«Abbiamo chiesto a Svezia e Finlandia di estradare 30 terroristi, ma si sono rifiutati di farlo. Non ci rimandate i terroristi e poi ci chiedete il nostro sostegno per la vostra adesione alla Nato...». Nel giorno in cui, nel quartier generale dell'Alleanza Atlantica a Bruxelles, gli ambasciatori di Finlandia e Svezia hanno presentato formalmente la richiesta di adesione alla Nato - definita un «momento storico» dal segretario generale Jens Stoltenberg - ci pensa il presidente turco Recep Tayyip Erdogan a mettere i bastoni fra le ruote e ad alzare la posta del suo consenso, indispensabile per i nuovi ingressi, che richiedono l'unanimità dei 30 Paesi membri e il via libera dei Parlamenti nazionali. Nella riunione degli ambasciatori Nato, svoltasi ieri e che ha aperto i colloqui sull'adesione, la Turchia - ha svelato il Financial Times - ha bloccato la decisione di esaminare le richieste di Svezia e Finlandia, minacciando «il processo rapido» auspicato da Stoltenberg e da Joe Biden.
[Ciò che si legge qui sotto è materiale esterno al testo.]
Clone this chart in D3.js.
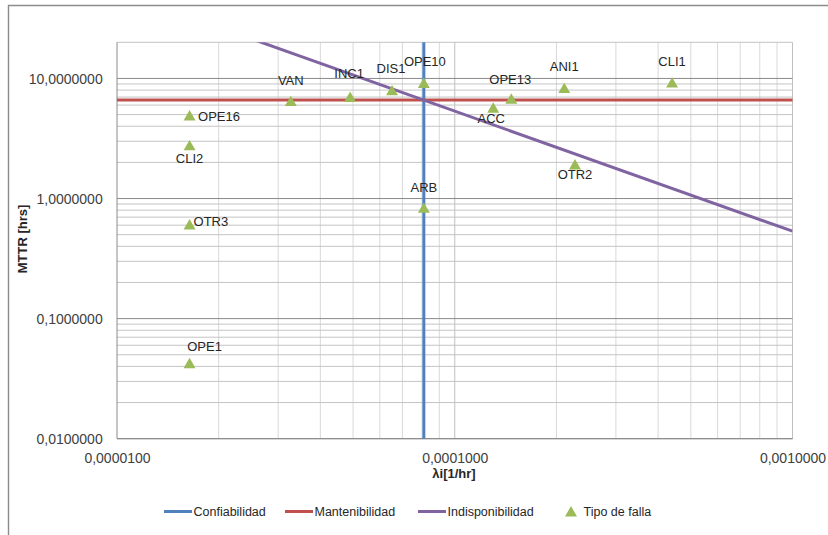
<!DOCTYPE html>
<html>
<head>
<meta charset="utf-8">
<script src="https://cdn.jsdelivr.net/npm/d3@7/dist/d3.min.js"></script>
<style>
  html, body { margin: 0; padding: 0; background: #fff; }
  svg { display: block; font-family: "Liberation Sans", Arial, sans-serif; }
</style>
</head>
<body>
<svg id="chart" width="828" height="535"></svg>
<script>
// Failure types: failure rate λi [1/hr] and mean time to repair [hrs]
const failureNames = ["VAN", "INC1", "DIS1", "OPE10", "ARB", "ACC", "OPE13", "ANI1", "OTR2", "CLI1", "OPE16", "CLI2", "OTR3", "OPE1"];
const failureRates = [3.27e-5, 4.9e-5, 6.52e-5, 8.1e-5, 8.1e-5, 1.30e-4, 1.47e-4, 2.11e-4, 2.27e-4, 4.4e-4, 1.64e-5, 1.64e-5, 1.64e-5, 1.64e-5];
const failureMTTR  = [6.5, 7.03, 7.99, 9.2, 0.84, 5.73, 6.81, 8.35, 1.93, 9.26, 4.94, 2.78, 0.61, 0.0427];

// Reference limits
const reliabilityLimit = 8.1e-5;      // Confiabilidad: λi limit
const maintainabilityLimit = 6.6;     // Mantenibilidad: MTTR limit
const unavailabilityLimit = reliabilityLimit * maintainabilityLimit; // Indisponibilidad: λi·MTTR

// Axis ticks
const xTickValues = [1e-5, 1e-4, 1e-3];
const yTickValues = [0.01, 0.1, 1, 10];

const legendNames = ["Confiabilidad", "Mantenibilidad", "Indisponibilidad", "Tipo de falla"];
const seriesColors = ["#4F81BD", "#C0504D", "#8064A2", "#9BBB59"];

// Data label placement around each marker: [dx, dy (baseline), anchor]
const labelPlacement = [
  [0, -15.5, "middle"], [-1, -18.5, "middle"], [-1, -17.5, "middle"], [1, -16.5, "middle"],
  [0, -16, "middle"], [-2, 16, "middle"], [-1, -14, "middle"], [0, -17, "middle"],
  [0, 14.5, "middle"], [0, -16.5, "middle"], [8.5, 5.5, "start"], [0, 17.5, "middle"],
  [4, 2, "start"], [15, -12, "middle"]
];

const svg = d3.select("#chart");
const pLeft = 117, pRight = 792.5, pTop = 42.3, pBottom = 438.7;

const x = d3.scaleLog().domain([1e-5, 1e-3]).range([pLeft, pRight]);
const y = d3.scaleLog().domain([0.01, 20]).range([pBottom, pTop]);

// Outer chart frame (left and top edges)
svg.append("path")
  .attr("d", "M8.5,535 V5.5 H828")
  .attr("fill", "none").attr("stroke", "#8c8c8c").attr("stroke-width", 1.4);

const fmt = v => v.toFixed(7).replace(".", ",");

// Grid
const grid = svg.append("g");
const xMinor = [];
for (let e = -5; e < -3; e++) for (let m = 2; m <= 10; m++) xMinor.push(m * Math.pow(10, e));
grid.selectAll("line.vx").data(xMinor).enter().append("line")
  .attr("x1", d => x(d)).attr("x2", d => x(d))
  .attr("y1", pTop).attr("y2", pBottom)
  .attr("stroke", d => (Math.abs(Math.log10(d) - Math.round(Math.log10(d))) < 1e-9) ? "#bfbfbf" : "#d9d9d9")
  .attr("stroke-width", 1);

const yMinor = [];
for (let e = -2; e <= 1; e++) for (let m = 2; m <= 9; m++) {
  const v = m * Math.pow(10, e);
  if (v <= 20 + 1e-9) yMinor.push(v);
}
grid.selectAll("line.hm").data(yMinor).enter().append("line")
  .attr("x1", pLeft).attr("x2", pRight)
  .attr("y1", d => y(d)).attr("y2", d => y(d))
  .attr("stroke", "#c4c4c4").attr("stroke-width", 1);
grid.selectAll("line.hM").data(yTickValues).enter().append("line")
  .attr("x1", pLeft).attr("x2", pRight)
  .attr("y1", d => y(d)).attr("y2", d => y(d))
  .attr("stroke", "#8a8a8a").attr("stroke-width", 1);

// Axis lines
svg.append("line").attr("x1", pLeft).attr("x2", pLeft).attr("y1", pTop).attr("y2", pBottom)
  .attr("stroke", "#8a8a8a");
svg.append("line").attr("x1", pLeft).attr("x2", pRight).attr("y1", pBottom).attr("y2", pBottom)
  .attr("stroke", "#8a8a8a");

// Tick labels via d3 axes (tick lines hidden)
const xAxis = d3.axisBottom(x).tickValues(xTickValues).tickFormat(fmt).tickSize(0).tickPadding(0);
const gx = svg.append("g").attr("transform", `translate(0,${pBottom})`).call(xAxis);
gx.select(".domain").remove();
gx.selectAll("text").attr("dy", null).attr("y", 24)
  .attr("font-size", 14).attr("fill", "#404040").attr("font-family", "Liberation Sans, Arial, sans-serif");

const yAxis = d3.axisLeft(y).tickValues(yTickValues).tickFormat(fmt).tickSize(0).tickPadding(0);
const gy = svg.append("g").attr("transform", `translate(${102.7},0)`).call(yAxis);
gy.select(".domain").remove();
gy.selectAll("text").attr("dy", null).attr("x", 0).attr("y", 5)
  .attr("font-size", 14).attr("fill", "#404040").attr("font-family", "Liberation Sans, Arial, sans-serif");

// Axis titles
svg.append("text").attr("x", 454).attr("y", 478).attr("text-anchor", "middle")
  .attr("font-size", 13).attr("font-weight", "bold").attr("fill", "#262626").text("λi[1/hr]");
svg.append("text").attr("transform", "translate(27,239) rotate(-90)").attr("text-anchor", "middle")
  .attr("font-size", 13).attr("font-weight", "bold").attr("fill", "#262626").text("MTTR [hrs]");

// Limit lines
const plot = svg.append("g");
plot.append("clipPath").attr("id", "clip").append("rect")
  .attr("x", pLeft).attr("y", pTop).attr("width", pRight - pLeft).attr("height", pBottom - pTop);

plot.append("line")
  .attr("x1", x(reliabilityLimit)).attr("x2", x(reliabilityLimit))
  .attr("y1", pTop).attr("y2", pBottom)
  .attr("stroke", seriesColors[0]).attr("stroke-width", 3);

plot.append("line")
  .attr("x1", pLeft).attr("x2", pRight)
  .attr("y1", y(maintainabilityLimit)).attr("y2", y(maintainabilityLimit))
  .attr("stroke", seriesColors[1]).attr("stroke-width", 3);

const uPoints = [1e-5, 1e-3].map(l => [l, unavailabilityLimit / l]);
plot.append("path")
  .attr("clip-path", "url(#clip)")
  .attr("d", d3.line().x(d => x(d[0])).y(d => y(d[1]))(uPoints))
  .attr("fill", "none").attr("stroke", seriesColors[2]).attr("stroke-width", 3);

// Failure-type markers (triangle box centred on the point)
const failures = failureNames.map((n, i) => ({ name: n, rate: failureRates[i], mttr: failureMTTR[i], pos: labelPlacement[i] }));
const tri = d3.symbol().type(d3.symbolTriangle).size(62);
plot.selectAll("path.pt").data(failures).enter().append("path")
  .attr("transform", d => `translate(${x(d.rate)},${y(d.mttr) + 1.7})`)
  .attr("d", tri).attr("fill", seriesColors[3]);

plot.selectAll("text.lbl").data(failures).enter().append("text")
  .attr("x", d => x(d.rate) + d.pos[0])
  .attr("y", d => y(d.mttr) + d.pos[1])
  .attr("text-anchor", d => d.pos[2])
  .attr("font-size", 13).attr("fill", "#262626")
  .text(d => d.name);

// Legend
const legendX = [164, 285, 418, 571];
const lg = svg.append("g");
legendNames.forEach((name, i) => {
  if (i < 3) {
    lg.append("line").attr("x1", legendX[i]).attr("x2", legendX[i] + 28)
      .attr("y1", 511.5).attr("y2", 511.5)
      .attr("stroke", seriesColors[i]).attr("stroke-width", 3);
    lg.append("text").attr("x", legendX[i] + 29.5).attr("y", 516)
      .attr("font-size", 12.5).attr("fill", "#262626").text(name);
  } else {
    lg.append("path").attr("transform", `translate(${legendX[i]},${513})`)
      .attr("d", tri).attr("fill", seriesColors[3]);
    lg.append("text").attr("x", legendX[i] + 12.5).attr("y", 516)
      .attr("font-size", 12.5).attr("fill", "#262626").text(name);
  }
});
</script>
</body>
</html>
Il leader turco si è espresso durante una riunione dei deputati del suo partito, l'Akp, al Parlamento di Ankara, e ha ribadito che la Turchia non darà la sua approvazione all'adesione finché Svezia e Finlandia continueranno a sostenere l'Ypg, le milizie curde in Siria, e il Pkk, il partito dei lavoratori del Kurdistan, che da anni si oppone al regime di Ankara ed è considerato da Erdogan una minaccia alla sicurezza nazionale. «La Svezia non deve aspettarsi che la Turchia approvi la sua adesione se non prenderà le distanze dei terroristi», ha detto il leader turco. Il ragionamento vale anche per la Finlandia, entrambe sotto accusa: «Sostenere il terrorismo e chiedere il nostro appoggio è una mancanza di coerenza», ha insistito il «Sultano». «Gli alleati ascoltino le nostre preoccupazioni e ci sostengano. Non possiamo dire sì».
Nella Nato e a Washington sono convinti che Erdogan alla fine cederà, mentre cerca di accrescere la sua visibilità e rilanciare il ruolo della Turchia dopo la guerra in Ucraina, attraverso la quale ha tentato di ergersi a grande mediatore. Per questo ieri il ministro degli Esteri turco Mevlut Cavusoglu, volato a New York per la riunione ministeriale «Global Food Security Call to Action» e per discutere il dossier Svezia e Finlandia, ha incontrato il segretario di Stato americano Antony Blinken. «Abbiamo ricominciato a sentire i venti della Guerra Fredda», ha detto Cavusoglu, spiegando che «anche le preoccupazioni per la sicurezza della Turchia dovrebbero essere considerate». Il consigliere per la sicurezza nazionale di Joe Biden, Jake Sullivan, si è detto fiducioso che i dubbi possano essere superati. Intanto ha sentito al telefono Yang Jiechi, rappresentante della diplomazia cinese, per parlare di sicurezza su un altro fronte caldo.
Sul tavolo, per Ankara, ci sono due importanti questioni. Una è l'embargo sull'esportazione di armi alla Turchia, imposto dai due Paesi scandinavi per l'operazione militare turca nel nord della Siria contro i curdi dell'Ypg. L'altra è la richiesta di estradizione formulata da Ankara e fin qui respinta da Stoccolma e Helsinki, perché vengano consegnati una trentina di detenuti legati al predicatore Fetullah Gulen e membri del Pkk, considerati «terroristi» da Ankara. Per facilitare la trattativa, il presidente del Consiglio Mario Draghi potrebbe recarsi in visita in Turchia, mentre Biden, convinto che «andrà tutto bene», esclude di recarsi ad Ankara. Il presidente americano si è premurato tuttavia di rassicurare Svezia e Finlandia sulla loro sicurezza, in caso di attacco, anche prima dell'adesione formale alla Nato (che tutela i Paesi membri con l'art. 5). Dopo aver manifestato il suo «forte sostegno» all'adesione di Stoccolma e Helsinki, Biden ha garantito: «Gli Usa lavoreranno con Finlandia e Svezia per rimanere vigili contro qualsiasi minaccia alla nostra sicurezza condivisa e per scoraggiare e affrontare l'aggressione o la minaccia di aggressione» in attesa del via libera.
Quanto a Mosca, i toni si sono placati ora che la
guerra non procede come previsto. La Svezia ha il «diritto sovrano» di aderire alla Nato - ha spiegato il ministro degli Esteri Sergei Lavrov - Eventuali contromisure dipenderanno dalle «conseguenze concrete dell'ingresso».